As for the gods of Mesopotamia—wow! Those were some crazy deities. Ishtar, goddess of love and war. Nergal, the god of plague and war. Ninurta, the god of hunting and war. (Notice how all those gods are of something and war? They had a lot of conflicts back then.) Their stories offer a glimpse into one of the oldest known civilizations, which had a huge influence on Egypt, Greece, Rome, and the whole world.
How excited was I when Sarwat Chadda offered to write a book bringing all this wild, wonderful mythology into the modern world for the Rick Riordan Presents imprint? Yeah, I was pretty excited. I’ve been a fan of Sarwat’s books for years—Ash Mistry, Shadow Magic—and I knew he was the perfect guy for the job.

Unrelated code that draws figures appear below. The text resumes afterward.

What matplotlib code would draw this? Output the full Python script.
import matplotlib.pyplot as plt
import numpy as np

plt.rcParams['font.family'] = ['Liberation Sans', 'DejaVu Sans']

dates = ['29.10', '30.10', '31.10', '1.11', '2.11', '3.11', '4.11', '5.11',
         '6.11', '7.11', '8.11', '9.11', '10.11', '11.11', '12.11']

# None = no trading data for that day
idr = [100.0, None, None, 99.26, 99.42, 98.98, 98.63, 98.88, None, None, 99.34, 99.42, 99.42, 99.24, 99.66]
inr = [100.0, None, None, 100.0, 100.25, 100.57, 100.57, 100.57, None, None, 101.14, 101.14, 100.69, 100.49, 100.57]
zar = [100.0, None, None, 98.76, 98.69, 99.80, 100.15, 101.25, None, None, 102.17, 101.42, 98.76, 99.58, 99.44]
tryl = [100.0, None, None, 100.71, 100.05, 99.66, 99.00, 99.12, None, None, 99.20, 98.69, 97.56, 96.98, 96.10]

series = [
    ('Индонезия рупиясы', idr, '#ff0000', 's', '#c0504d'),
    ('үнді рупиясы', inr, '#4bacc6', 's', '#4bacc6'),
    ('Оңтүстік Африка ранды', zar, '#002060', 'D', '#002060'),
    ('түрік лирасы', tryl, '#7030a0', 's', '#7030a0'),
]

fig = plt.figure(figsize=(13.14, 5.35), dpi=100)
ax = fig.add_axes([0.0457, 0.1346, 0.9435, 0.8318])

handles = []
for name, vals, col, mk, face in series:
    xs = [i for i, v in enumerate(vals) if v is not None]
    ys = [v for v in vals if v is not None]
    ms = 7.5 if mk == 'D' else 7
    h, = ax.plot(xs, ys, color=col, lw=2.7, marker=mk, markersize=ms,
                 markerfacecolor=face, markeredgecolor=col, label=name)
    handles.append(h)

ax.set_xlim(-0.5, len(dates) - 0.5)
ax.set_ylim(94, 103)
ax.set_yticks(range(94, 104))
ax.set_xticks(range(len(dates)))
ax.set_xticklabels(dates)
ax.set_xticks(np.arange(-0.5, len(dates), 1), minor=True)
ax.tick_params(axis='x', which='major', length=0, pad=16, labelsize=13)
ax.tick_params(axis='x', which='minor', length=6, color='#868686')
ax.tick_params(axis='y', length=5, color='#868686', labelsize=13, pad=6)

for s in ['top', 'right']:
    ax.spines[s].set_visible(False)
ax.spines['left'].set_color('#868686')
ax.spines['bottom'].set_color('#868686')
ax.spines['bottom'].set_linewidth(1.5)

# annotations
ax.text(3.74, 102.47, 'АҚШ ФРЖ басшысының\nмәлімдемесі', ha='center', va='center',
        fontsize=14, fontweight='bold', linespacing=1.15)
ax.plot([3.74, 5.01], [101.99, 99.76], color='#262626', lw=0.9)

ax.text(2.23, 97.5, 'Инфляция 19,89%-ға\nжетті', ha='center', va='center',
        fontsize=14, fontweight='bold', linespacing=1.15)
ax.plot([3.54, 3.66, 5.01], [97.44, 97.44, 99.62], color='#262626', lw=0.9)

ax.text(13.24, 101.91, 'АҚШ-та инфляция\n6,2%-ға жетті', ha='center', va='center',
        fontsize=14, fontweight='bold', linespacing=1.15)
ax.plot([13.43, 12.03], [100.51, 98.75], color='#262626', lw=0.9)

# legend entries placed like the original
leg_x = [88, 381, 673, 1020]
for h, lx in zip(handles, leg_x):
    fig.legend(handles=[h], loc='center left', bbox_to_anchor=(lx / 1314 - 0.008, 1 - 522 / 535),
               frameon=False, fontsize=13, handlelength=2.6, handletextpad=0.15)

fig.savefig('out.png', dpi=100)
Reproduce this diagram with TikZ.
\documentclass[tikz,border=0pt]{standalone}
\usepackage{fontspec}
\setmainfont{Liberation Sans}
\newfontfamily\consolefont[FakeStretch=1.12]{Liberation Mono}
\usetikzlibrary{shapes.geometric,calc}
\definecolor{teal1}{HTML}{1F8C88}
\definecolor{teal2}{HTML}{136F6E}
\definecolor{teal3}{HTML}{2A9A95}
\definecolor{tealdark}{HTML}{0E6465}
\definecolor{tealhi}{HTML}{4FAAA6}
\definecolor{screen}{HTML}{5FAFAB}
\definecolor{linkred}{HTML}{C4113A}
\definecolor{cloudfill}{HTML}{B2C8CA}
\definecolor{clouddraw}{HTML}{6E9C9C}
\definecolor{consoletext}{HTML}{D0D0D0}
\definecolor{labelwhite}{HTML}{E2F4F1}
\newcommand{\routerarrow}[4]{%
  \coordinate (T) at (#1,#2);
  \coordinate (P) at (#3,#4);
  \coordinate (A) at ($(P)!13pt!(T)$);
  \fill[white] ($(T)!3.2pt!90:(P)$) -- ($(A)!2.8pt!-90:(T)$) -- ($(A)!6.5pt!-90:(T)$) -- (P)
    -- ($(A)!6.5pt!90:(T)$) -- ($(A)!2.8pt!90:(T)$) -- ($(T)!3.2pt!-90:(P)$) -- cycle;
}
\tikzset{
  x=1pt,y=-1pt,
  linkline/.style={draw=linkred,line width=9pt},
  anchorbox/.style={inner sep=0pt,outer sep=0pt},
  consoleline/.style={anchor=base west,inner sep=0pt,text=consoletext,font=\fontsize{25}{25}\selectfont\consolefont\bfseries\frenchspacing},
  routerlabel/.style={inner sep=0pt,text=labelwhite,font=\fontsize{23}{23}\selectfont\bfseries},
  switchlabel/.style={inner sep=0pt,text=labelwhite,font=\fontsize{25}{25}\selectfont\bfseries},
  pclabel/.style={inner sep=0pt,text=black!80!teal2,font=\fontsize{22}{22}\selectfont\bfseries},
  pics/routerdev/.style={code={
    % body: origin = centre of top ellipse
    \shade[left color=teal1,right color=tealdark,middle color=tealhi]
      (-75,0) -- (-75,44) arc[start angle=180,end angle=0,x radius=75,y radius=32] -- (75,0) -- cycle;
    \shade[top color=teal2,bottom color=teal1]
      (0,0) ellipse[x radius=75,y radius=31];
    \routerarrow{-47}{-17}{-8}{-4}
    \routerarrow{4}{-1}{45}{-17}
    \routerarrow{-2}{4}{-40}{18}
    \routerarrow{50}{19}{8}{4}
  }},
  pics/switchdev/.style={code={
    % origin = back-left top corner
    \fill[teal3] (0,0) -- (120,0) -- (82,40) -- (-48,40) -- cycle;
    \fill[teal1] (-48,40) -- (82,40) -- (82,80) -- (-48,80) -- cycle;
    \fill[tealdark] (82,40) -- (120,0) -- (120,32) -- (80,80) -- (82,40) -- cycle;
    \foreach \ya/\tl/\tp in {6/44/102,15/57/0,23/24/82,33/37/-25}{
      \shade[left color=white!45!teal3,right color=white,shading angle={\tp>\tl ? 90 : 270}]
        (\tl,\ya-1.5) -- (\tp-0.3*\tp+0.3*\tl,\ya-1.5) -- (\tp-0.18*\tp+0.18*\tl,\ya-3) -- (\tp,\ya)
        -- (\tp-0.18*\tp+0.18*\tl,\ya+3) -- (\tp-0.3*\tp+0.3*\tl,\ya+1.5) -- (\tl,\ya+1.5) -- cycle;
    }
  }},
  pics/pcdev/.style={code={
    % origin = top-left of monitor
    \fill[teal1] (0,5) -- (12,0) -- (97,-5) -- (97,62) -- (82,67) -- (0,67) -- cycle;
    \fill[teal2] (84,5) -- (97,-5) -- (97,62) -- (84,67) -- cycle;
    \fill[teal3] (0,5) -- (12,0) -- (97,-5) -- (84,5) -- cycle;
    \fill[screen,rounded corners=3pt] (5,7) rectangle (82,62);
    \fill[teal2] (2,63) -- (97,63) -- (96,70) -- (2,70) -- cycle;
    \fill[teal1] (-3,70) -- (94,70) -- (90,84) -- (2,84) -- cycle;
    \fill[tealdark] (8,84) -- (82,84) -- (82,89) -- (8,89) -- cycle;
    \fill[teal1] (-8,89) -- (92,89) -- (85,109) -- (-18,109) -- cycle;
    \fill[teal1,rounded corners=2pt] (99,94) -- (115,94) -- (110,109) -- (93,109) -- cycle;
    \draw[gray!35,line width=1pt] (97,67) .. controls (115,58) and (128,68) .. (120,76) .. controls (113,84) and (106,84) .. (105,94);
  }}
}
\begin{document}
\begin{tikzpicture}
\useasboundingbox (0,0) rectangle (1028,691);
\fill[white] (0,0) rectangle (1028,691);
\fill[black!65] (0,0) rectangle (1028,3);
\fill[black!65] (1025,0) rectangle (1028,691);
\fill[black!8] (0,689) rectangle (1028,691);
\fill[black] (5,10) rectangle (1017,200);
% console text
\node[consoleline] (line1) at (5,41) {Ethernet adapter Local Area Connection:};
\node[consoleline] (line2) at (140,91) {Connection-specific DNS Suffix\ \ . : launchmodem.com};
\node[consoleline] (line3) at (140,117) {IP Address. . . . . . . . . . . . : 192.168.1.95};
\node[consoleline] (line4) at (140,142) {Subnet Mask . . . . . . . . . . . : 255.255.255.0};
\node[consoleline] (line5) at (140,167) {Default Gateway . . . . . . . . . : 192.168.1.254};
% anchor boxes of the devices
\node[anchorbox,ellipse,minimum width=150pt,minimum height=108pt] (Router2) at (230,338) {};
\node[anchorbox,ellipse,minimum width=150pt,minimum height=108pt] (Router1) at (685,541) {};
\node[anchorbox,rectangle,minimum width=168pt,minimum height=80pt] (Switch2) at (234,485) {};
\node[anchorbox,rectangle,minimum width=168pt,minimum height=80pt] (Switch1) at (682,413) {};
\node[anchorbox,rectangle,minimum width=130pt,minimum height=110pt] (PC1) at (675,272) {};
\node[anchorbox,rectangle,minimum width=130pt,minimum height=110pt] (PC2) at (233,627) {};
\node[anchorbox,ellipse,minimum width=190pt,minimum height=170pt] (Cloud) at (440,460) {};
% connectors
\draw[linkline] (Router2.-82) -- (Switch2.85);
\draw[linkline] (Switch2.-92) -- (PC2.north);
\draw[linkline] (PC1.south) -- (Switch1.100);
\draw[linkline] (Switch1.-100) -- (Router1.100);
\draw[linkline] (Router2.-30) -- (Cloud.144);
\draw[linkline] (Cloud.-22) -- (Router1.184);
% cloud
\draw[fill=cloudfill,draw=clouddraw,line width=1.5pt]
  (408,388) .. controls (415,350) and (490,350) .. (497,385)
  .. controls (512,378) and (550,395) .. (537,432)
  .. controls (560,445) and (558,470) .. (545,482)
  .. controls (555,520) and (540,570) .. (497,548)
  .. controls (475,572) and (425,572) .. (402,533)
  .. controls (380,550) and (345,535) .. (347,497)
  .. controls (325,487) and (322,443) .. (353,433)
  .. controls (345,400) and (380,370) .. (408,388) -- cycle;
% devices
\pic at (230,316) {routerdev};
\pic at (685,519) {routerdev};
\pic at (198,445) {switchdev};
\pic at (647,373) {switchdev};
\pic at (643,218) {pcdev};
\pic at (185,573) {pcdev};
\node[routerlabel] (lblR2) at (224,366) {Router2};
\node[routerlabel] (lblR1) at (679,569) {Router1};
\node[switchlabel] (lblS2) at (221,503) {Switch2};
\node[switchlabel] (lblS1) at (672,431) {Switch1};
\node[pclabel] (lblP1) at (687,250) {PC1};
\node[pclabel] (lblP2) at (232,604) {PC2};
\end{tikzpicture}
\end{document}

City of the Plague God does not disappoint. Our hero, Sikander Aziz, is an American Muslim kid born and raised in New York City. His parents are refugees from Iraq. His colleague, Daoud, is an aspiring actor who can only seem to get TV roles like “terrorist henchman.” His older brother, Mo, died two years ago, and Sikander (Sik) is still processing his grief and resentment. Sik is doing his best to help keep his family’s deli afloat when it is attacked one night by two ratfaced fellows who claim to be ancient demons. Things just get weirder from there.
Soon, a strange disease grips New York City. (Spoiler alert: Plague gods gonna plague.) Sikander’s parents fall ill along with many others. In order to stop the sickness and save Manhattan, Sikander has to plunge into a world of ancient gods, demigods, and monsters, and find out the truth about his own secret powers. There will be tears and snarky jokes. There will be a badass ninja girl, a chariot pulled by big cats, and a demon with really bad breath. I can also guarantee you will not want the adventure to end. I know I didn’t!
Welcome to the world of Mesopotamian myth as interpreted by the brilliantly creative, wonderfully offbeat mind of Sarwat Chadda. You may never want to leave!